The bank increased its three key rates by three-quarters of a percentage point, the biggest rise since 1999, in the very early days of the eurozone. Around the world, central banks have been pushing rates higher in larger increments to send strong signals to consumers and businesses that they will bring inflation back to their targets.

Policymakers in Europe are facing a particularly difficult economic challenge, fighting high prices in the face of growing expectations that the energy crisis — rising prices and the looming prospect of steep cutbacks and even rationing of gas this winter — could cause a recession in Europe.

The bank said it expected to see a “substantial slowdown” in growth in the 19 countries using the euro, “with the economy expected to stagnate later in the year and in the first quarter of 2023.” Projections for economic growth for the remainder of the year and into the next were scaled back.

The bank’s staff has now raised its inflation forecast to average 8.1 percent this year but then ease to 5.5 percent in 2023 and 2.3 percent in 2024.

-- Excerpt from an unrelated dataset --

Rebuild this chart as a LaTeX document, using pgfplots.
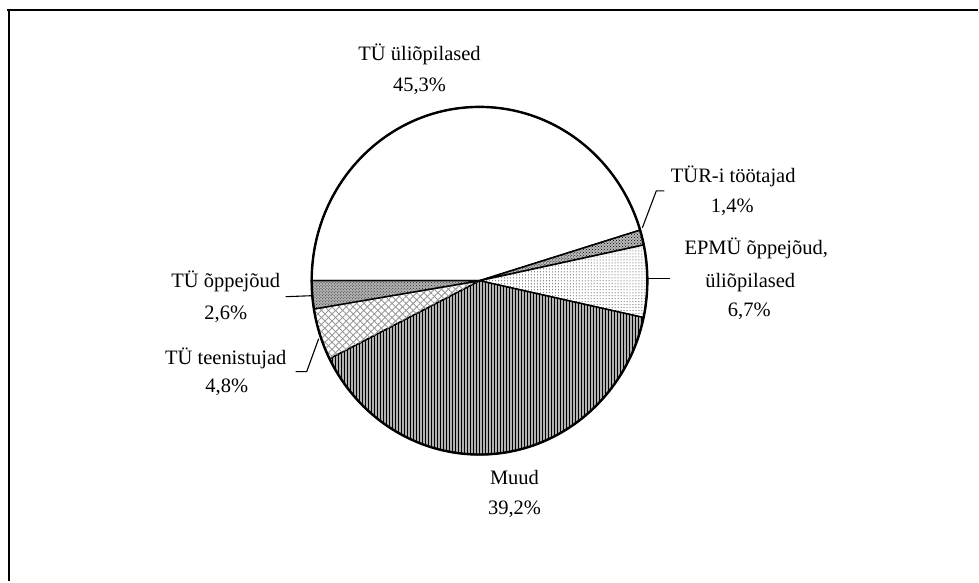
\documentclass[border=0pt]{standalone}
\usepackage{pgfplots}
\pgfplotsset{compat=1.18}
\usepackage{fontspec}
\setmainfont{Liberation Serif}
\usetikzlibrary{patterns,patterns.meta}
\begin{document}
\begin{tikzpicture}
% shares in percent, clockwise from 180 degrees
\def\pA{45.3}\def\pB{1.4}\def\pC{6.7}\def\pD{39.2}\def\pE{4.8}\def\pF{2.6}
\pgfmathsetmacro\aO{180}
\pgfmathsetmacro\aA{\aO-3.6*\pA}
\pgfmathsetmacro\aB{\aA-3.6*\pB}
\pgfmathsetmacro\aC{\aB-3.6*\pC}
\pgfmathsetmacro\aD{\aC-3.6*\pD}
\pgfmathsetmacro\aE{\aD-3.6*\pE}
\pgfmathsetmacro\aF{\aE-3.6*\pF}
\begin{axis}[hide axis, scale only axis, width=979bp, height=582bp,
  xmin=0, xmax=979, ymin=0, ymax=582, y dir=reverse, clip=false]
\path (axis cs:0,0) rectangle (axis cs:979,582);
% frame
\draw[line width=2bp] (axis cs:7,10) -- (axis cs:979,10);
\draw[line width=2bp] (axis cs:9,10) -- (axis cs:9,582);
% wedges
\filldraw[fill=white, line width=1.5bp]
  (axis cs:480,281) -- ++(\aO:168bp and 174bp) arc[start angle=\aO, end angle=\aA, x radius=168bp, y radius=174bp] -- cycle;
\filldraw[fill=gray!55, line width=1.5bp, postaction={pattern=crosshatch dots, pattern color=black}]
  (axis cs:480,281) -- ++(\aA:168bp and 174bp) arc[start angle=\aA, end angle=\aB, x radius=168bp, y radius=174bp] -- cycle;
\filldraw[fill=white, line width=1.5bp, postaction={pattern=dots, pattern color=black!85}]
  (axis cs:480,281) -- ++(\aB:168bp and 174bp) arc[start angle=\aB, end angle=\aC, x radius=168bp, y radius=174bp] -- cycle;
\filldraw[fill=gray!60, line width=1.5bp, postaction={pattern={Lines[angle=90,distance=3bp,line width=1.6bp]}, pattern color=black}]
  (axis cs:480,281) -- ++(\aC:168bp and 174bp) arc[start angle=\aC, end angle=\aD, x radius=168bp, y radius=174bp] -- cycle;
\filldraw[fill=white, line width=1.5bp,
  postaction={pattern={Lines[angle=45,distance=5bp,line width=0.9bp]}, pattern color=gray!80},
  postaction={pattern={Lines[angle=-45,distance=5bp,line width=0.9bp]}, pattern color=gray!80}]
  (axis cs:480,281) -- ++(\aD:168bp and 174bp) arc[start angle=\aD, end angle=\aE, x radius=168bp, y radius=174bp] -- cycle;
\filldraw[fill=gray!60, line width=1.5bp, postaction={pattern=crosshatch dots, pattern color=black!85}]
  (axis cs:480,281) -- ++(\aE:168bp and 174bp) arc[start angle=\aE, end angle=\aF, x radius=168bp, y radius=174bp] -- cycle;
\draw[line width=2.4bp] (axis cs:480,281) ellipse[x radius=168bp, y radius=174bp];
% leader lines
\draw[line width=1.1bp] (axis cs:643,228) -- (axis cs:657,191) -- (axis cs:665,191);
\draw[line width=1.1bp] (axis cs:648,279) -- (axis cs:671,279);
\draw[line width=1.1bp] (axis cs:286,297) -- (axis cs:312,296);
\draw[line width=1.1bp] (axis cs:296,372) -- (axis cs:307,372) -- (axis cs:319,339);
% labels
\tikzset{lab/.style={anchor=base, inner sep=0pt, font=\fontsize{20.5bp}{24bp}\selectfont}}
\node[lab] at (axis cs:420,61) {TÜ üliõpilased};
\node[lab] at (axis cs:420,92) {45,3\%};
\node[lab] at (axis cs:734,183) {TÜR-i töötajad};
\node[lab] at (axis cs:733,213) {1,4\%};
\node[lab] at (axis cs:757,255) {EPMÜ õppejõud,};
\node[lab] at (axis cs:751,288) {üliõpilased};
\node[lab] at (axis cs:750,317) {6,7\%};
\node[lab] at (axis cs:226,288) {TÜ õppejõud};
\node[lab] at (axis cs:226,320) {2,6\%};
\node[lab] at (axis cs:226,365) {TÜ teenistujad};
\node[lab] at (axis cs:227,393) {4,8\%};
\node[lab] at (axis cs:515,485) {Muud};
\node[lab] at (axis cs:515,515) {39,2\%};
\end{axis}
\end{tikzpicture}
\end{document}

With high energy prices continuing to weigh on businesses and individual households, policymakers expect “to raise interest rates further to dampen demand and guard against the risk of a persistent upward shift in inflation expectations,” the bank’s statement said. Since the last policy meeting, the eurozone’s annual inflation rate rose to 9.1 percent in August, up from 8.9 percent the previous month. The central bank targets a medium-term inflation rate of 2 percent.

Given the persistence of inflation, “forceful action is thus inevitable, with no room for prudence,” Anatoli Annenkov, an economist at Société Générale, wrote in a note to clients last week.

With inflation in the eurozone ranging from 6.5 percent in France to 25.2 percent in Estonia, and the region’s economic outlook deteriorating because of the exceedingly high price of energy, the bank’s statement confirmed assumptions that more interest rate increases are ahead. Some policymakers have argued that keeping inflation expectations low requires strong action, especially because there is so much uncertainty about the future path of prices.

Others have said an economic slowdown shouldn’t stand in the way of tackling inflation with higher rates.

“Both the likelihood and the cost of current high inflation becoming entrenched in expectations are uncomfortably high,” Isabel Schnabel, a member of the bank’s executive board, said at the end of last month. “In this environment, central banks need to act forcefully.”

Still, some other policymakers have suggested that an economic slowdown will weaken inflationary pressures and the bank won’t have to respond as aggressively. The bank’s chief economist, Philip Lane, has advocated a “steady” approach to rate increases.

The E.C.B. was one of the last major central banks to raise interest rates to tackle inflation, but Thursday’s move showed it had understood the need to move more forcefully. But markets initially shrugged off the move and the euro, after a brief jump, remained flat.

First, it ended its massive bond-buying programs but policymakers held back on raising interest rates amid the uncertainty of the economic impact of the war in Ukraine. With much of the price increases in the eurozone driven by energy and other internationally traded goods, the central bank had previously expected inflation to slow quickly once these shocks faded. Now, it is raising interest rates in an effort to “normalize” the policy stance, without it becoming restrictive and slowing the economy. In comparison, the Federal Reserve has been quickly and steeply raising interest rates to slow demand in an overheating economy.